Galveston County - Friendswood

This week we'll continue our tour of Galveston County by making a stop in a place that's near and dear to my family - our home town, Friendswood!  This city with such an amiable name sits at the farthest northwest corner of the county, and certain portions of town actually reach into neighboring Harris and Brazoria counties.  The population of Friendswood was 41,213 according to the 2020 US Census and nearly all of its 20.9 square miles are on land (water accounts for a scant 0.14 sq. mi.).  Being farther inland than either of our previous cities, it rises higher in elevation to a level of 31 feet above sea level.


The name Friendswood came from the city's unique founding, as it remains as the only permanent Texas town that was originally established as a Quaker colony - a group also known as the Religious Society of Friends.  A group from Kansas had attempted to move to Texas but did not like their first attempted settlement near Lubbock, and therefore sent a representative named Francis Brown to find a more suitable location closer to the coast.  In 1985 they purchased over 1,500 acres from a Galveston banker named J. C. League, who we will certainly learn more about in a future post, and the congregation of approximately two dozen families relocated and proceeded to build a community centered around a sawmill and groves producing Satsuma oranges and Magnolia figs.  Key to the agricultural success of the founding families were the four creeks draining the area - Clear, Cowart's, Chigger, and Mary's.

The priorities of the community were the church, the family, and education, and as such one of the first significant buildings to be built was the Academy.  Built from trees that had been knocked down by the Galveston Hurricane of 1900, the two-story building served as a meeting house, church, and school until 1949, when it was replaced by a stone structure that remains the Friendswood Friends Church to this day.  The majority of residents were Quakers throughout the first half of the 20th century, and by the time it was incorporated in 1960 there were still fewer than 1,000 citizens.

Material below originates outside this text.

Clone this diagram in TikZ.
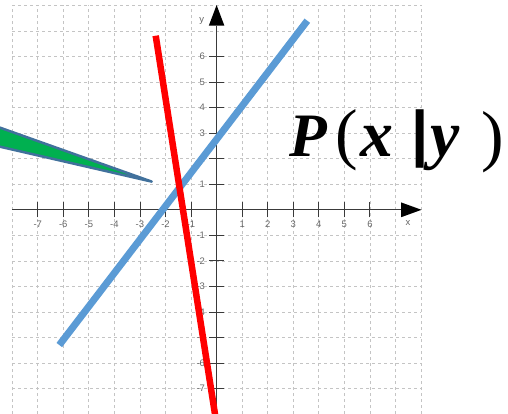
\documentclass[tikz,border=0pt]{standalone}
\usepackage{fontspec}
\setmainfont{Liberation Sans}
\newfontfamily\fmlfont{Liberation Serif}
\newfontfamily\barfont{Liberation Sans}
\definecolor{gridc}{HTML}{C4C4C4}
\definecolor{axisc}{HTML}{3A3A3A}
\definecolor{labc}{HTML}{666666}
\definecolor{blueln}{HTML}{5B9BD5}
\definecolor{wedgeg}{HTML}{00B050}
\definecolor{wedgeb}{HTML}{41719C}
\tikzset{
  gridline/.style={gridc, line width=0.8bp, dash pattern=on 3bp off 3bp},
  axisline/.style={axisc, line width=0.9bp},
  ticklab/.style={labc, font=\fontsize{9.5}{10}\selectfont, inner sep=0.5bp},
  formula/.style={inner sep=0pt, anchor=base west},
}
\begin{document}
\begin{tikzpicture}[x=1bp,y=-1bp]
\useasboundingbox (0,0) rectangle (508,413);
\begin{scope}[shift={(216.6,209.8)}, x=25.55bp, y=25.55bp]
  \foreach \k in {-8,...,8} {
    \draw[gridline] (\k,-8) -- (\k,8);
    \draw[gridline] (-8,\k) -- (8,\k);
  }
  \coordinate (xs) at (-8,0);
  \coordinate (xe) at (7.25,0);
  \coordinate (ys) at (0,-8.3);
  \coordinate (ye) at (0,7.2);
  \draw[axisline] (xs) -- (xe);
  \draw[axisline] (ys) -- (ye);
  \fill[black] (8.02,0) -- (7.22,0.29) -- (7.22,-0.29) -- cycle;
  \fill[black] (0,8.015) -- (-0.305,7.205) -- (0.305,7.205) -- cycle;
  \foreach \k in {-7,...,-1,1,2,...,6} {
    \draw[axisline] (\k,-0.3) -- (\k,0.3);
    \draw[axisline] (-0.3,\k) -- (0.3,\k);
    \node[ticklab] (xl\k) at (\k,-0.57) {\k};
    \node[ticklab, anchor=east] (yl\k) at (-0.43,\k) {\k};
  }
  \node[ticklab] (xlab) at (7.49,-0.53) {x};
  \node[ticklab] (ylab) at (-0.583,7.40) {y};
  \coordinate (b1) at (-6.157,-5.292);
  \coordinate (b2) at (3.550,7.401);
  \draw[blueln, line width=7bp] (b1) -- (b2);
\end{scope}
\coordinate (r1) at (155.7,35.7);
\coordinate (r2) at (215.6,418);
\draw[red, line width=6.5bp] (r1) -- (r2);
\coordinate (w1) at (-10,124.1);
\coordinate (w2) at (151.7,181.6);
\coordinate (w3) at (-10,144.4);
\filldraw[fill=wedgeg, draw=wedgeb, line width=2.5bp, line join=round] (w1) -- (w2) -- (w3) -- cycle;
\node[formula, font=\fmlfont\fontsize{62}{70}\selectfont\bfseries\itshape] (fP) at (289,156) {P};
\node[formula, font=\fmlfont\fontsize{68}{74}\selectfont] (fL) at (335,156) {(};
\node[formula, font=\fmlfont\fontsize{66}{72}\selectfont\bfseries\itshape] (fX) at (360,156) {x};
\node[formula, font=\barfont\fontsize{62}{70}\selectfont\bfseries] (fB) at (411,154) {|};
\node[formula, font=\fmlfont\fontsize{66}{72}\selectfont\bfseries\itshape] (fY) at (430,156) {y};
\node[formula, font=\fmlfont\fontsize{68}{74}\selectfont] (fR) at (481,158) {)};
\end{tikzpicture}
\end{document}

Nearby oil discoveries and the development of NASA fueled tremendous growth and change in the small city, and the population boomed to over 5,600 within a decade (including astronaut Donald "Deke" Slayton).  The farms and orchards were replaced with neighborhood developments, but much of the spirit of the original community managed to remain.  The simple, hard-working, moral lifestyle of the Quakers expressed itself in many ways, including Friendswood being the only dry town in Galveston County in 1963 and the city constructing a municipal building with no debt in 1965 due to the contributions of labor and materials from the community.  Today the city is largely residential without much in the way of industry, but the emphasis on education continues with the Friendswood ISD recently being ranked as the #2 school district in the state of Texas.